Interpretive Summary: Most blueberry fields are irrigated by sprinklers or drip. While both are effective for commercial production, one major advantage of drip is the capability to apply water-soluble fertilizers during irrigation. This procedure, otherwise known as fertigation, can apply fertilizer very uniformly throughout a field and directly to the roots in small amounts as needed. Liquid fertilizer is usually injected from April to mid August with fertigation. Granular fertilizer, on the other hand, is commonly used with sprinklers and is usually applied in two or three large doses each spring. We did a study to compare fertigation to granular fertilizer application and determined the effects of each practice on N availability in a newly planted field of highbush blueberry. We found that N application by either method reduced soil pH, but granular fertilizer resulted in large peaks in soil ammonium concentrations after each application and much higher salt concentrations than liquid fertilizer applied gradually by fertigation. Higher salts damaged the roots of the young plants and reduced overall growth. Granular fertilizer also resulted in higher soil nitrate concentrations than fertigation, and since nitrate is not readily used by blueberry, more of it may be leached from the soil during rainy winter months.

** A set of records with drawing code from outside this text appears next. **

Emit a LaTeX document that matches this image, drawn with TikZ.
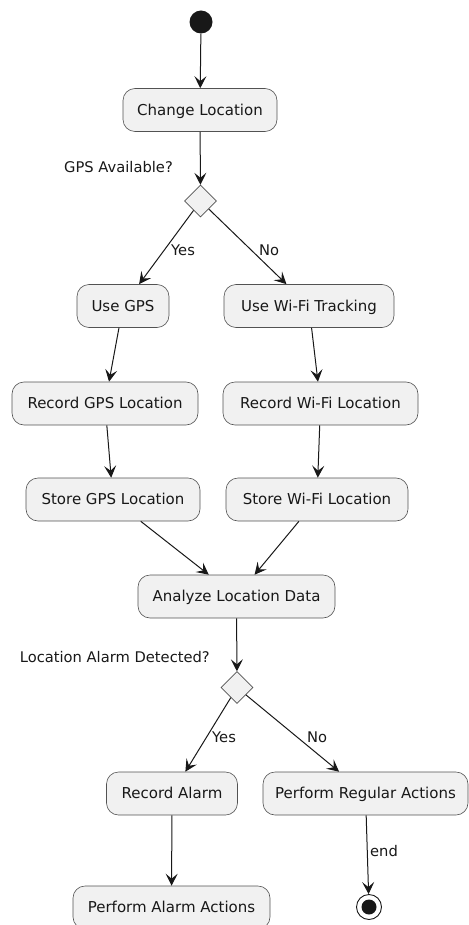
\documentclass[tikz,border=0pt]{standalone}
\usepackage{fontspec}
\setmainfont{DejaVu Sans}
\usetikzlibrary{shapes.geometric,arrows.meta}
\definecolor{boxfill}{HTML}{F1F1F1}
\definecolor{ink}{HTML}{181818}

\begin{document}
\begin{tikzpicture}[x=1pt,y=-1pt,
  act/.style={draw=ink!75, fill=boxfill, rounded corners=12pt, line width=0.6pt,
    minimum height=43pt, inner xsep=0pt, text height=10.8pt, text depth=0pt,
    font=\fontsize{15}{17}\selectfont, text=ink},
  dec/.style={diamond, draw=ink!75, fill=boxfill, line width=0.6pt,
    minimum width=32pt, minimum height=32pt, inner sep=0pt},
  flow/.style={draw=ink, line width=1pt, -{Stealth[length=12pt,width=12pt,inset=5pt]}},
  lbl/.style={font=\fontsize{14.7}{16}\selectfont, text=ink, inner sep=0pt},
]
\useasboundingbox (0,0) rectangle (468,925);

% start and end markers
\node[circle, fill=ink, minimum size=23pt, inner sep=0pt] (start) at (201,22) {};
\node[circle, draw=ink, line width=0.9pt, fill=white, minimum size=25pt, inner sep=0pt] (stop) at (369,907) {};
\node[circle, fill=ink, minimum size=15pt, inner sep=0pt] at (stop) {};

% actions
\node[act, minimum width=154pt] (chg)    at (200,110)   {Change Location};
\node[dec] (d1) at (200.5,201) {};
\node[act, minimum width=92pt]  (gps)    at (123,306)   {Use GPS};
\node[act, minimum width=170pt] (wifi)   at (309,306)   {Use Wi-Fi Tracking};
\node[act, minimum width=186pt] (rgps)   at (105,403.5) {Record GPS Location};
\node[act, minimum width=195pt] (rwifi)  at (320.5,403.5) {Record Wi-Fi Location};
\node[act, minimum width=174pt] (sgps)   at (113,499.5) {Store GPS Location};
\node[act, minimum width=182pt] (swifi)  at (317,499.5) {Store Wi-Fi Location};
\node[act, minimum width=197pt] (ana)    at (236.5,596.5) {Analyze Location Data};
\node[dec] (d2) at (237,687.5) {};
\node[act, minimum width=131pt] (ralarm) at (172,793.5) {Record Alarm};
\node[act, minimum width=205pt] (preg)   at (365.5,793.5) {Perform Regular Actions};
\node[act, minimum width=197pt] (palarm) at (171.5,907.5) {Perform Alarm Actions};

% decision captions
\node[lbl, anchor=east] (q1) at (173,167) {GPS Available?};
\node[lbl, anchor=east] (q2) at (210,657.5) {Location Alarm Detected?};

% connectors
\draw[flow] (start) -- (chg);
\draw[flow] (chg) -- (d1);
\draw[flow] (d1) -- (gps);
\draw[flow] (d1) -- (wifi);
\draw[flow] (gps) -- (rgps);
\draw[flow] (wifi) -- (rwifi);
\draw[flow] (rgps) -- (sgps);
\draw[flow] (rwifi) -- (swifi);
\draw[flow] (sgps) -- (ana);
\draw[flow] (swifi) -- (ana);
\draw[flow] (ana) -- (d2);
\draw[flow] (d2) -- (ralarm);
\draw[flow] (d2) -- (preg);
\draw[flow] (ralarm) -- (palarm);
\draw[flow] (preg) -- (stop);

% branch labels
\node[lbl, anchor=west] (y1) at (171,250) {Yes};
\node[lbl, anchor=west] (n1) at (259,250) {No};
\node[lbl, anchor=west] (y2) at (212,737.5) {Yes};
\node[lbl, anchor=west] (n2) at (307,737.5) {No};
\node[lbl, anchor=west] (e1) at (370,851) {end};
\end{tikzpicture}
\end{document}
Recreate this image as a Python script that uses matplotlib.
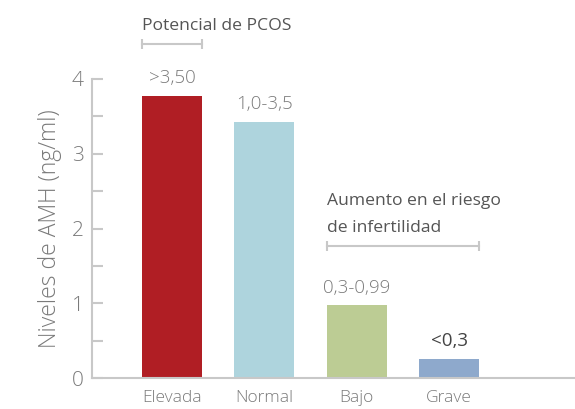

Blueberries (Vaccinium spp.) require low soil pH and prefer N primarily as ammonium for optimum production. Nitrogen fertilizer methods and rates were evaluated in a new field of ‘Bluecrop’ blueberry (Vaccinium corymbosum L.) to determine their effects on soil pH and availability of ammonium and nitrate in soil solution. Treatments included four application methods (split fertigation, continuous fertigation, and two non-fertigated controls) and four rates of N application (0, 50, 100, and 150 kg/ha N). Fertigation treatments were irrigated by drip and injected with liquid urea fertilizer; split fertigation was applied as a triple-split from April to June while continuous fertigation was applied weekly from leaf emergence to approximately 2 months prior to the end of the growing season. Non-fertigated controls were fertilized with a triple-split of granular ammonium sulfate and irrigated by drip or microsprays. Soil pH was usually lower with microsprays than with drip, even when no N fertilizer was applied; however, soil pH was also reduced with higher N applications and, in fact, was similar between continuous fertigation and granular fertilizer (microspray) treatments when 150 kg/ha N was added. Nitrogen application with granular fertilizer, whether irrigated by microspray or drip, maintained much higher ammonium concentrations than continuous or split fertigation but often increased electrical conductivity (salinity) of the soil solution (ECw) to >2 dS/m. By comparison, ECw was always <1.5 dS/m with either fertigation method. Granular N application coupled with microsprays also resulted in higher nitrate concentrations than any other treatment, which may lead to more N leaching since the ability of blueberry to acquire nitrate-N is limited.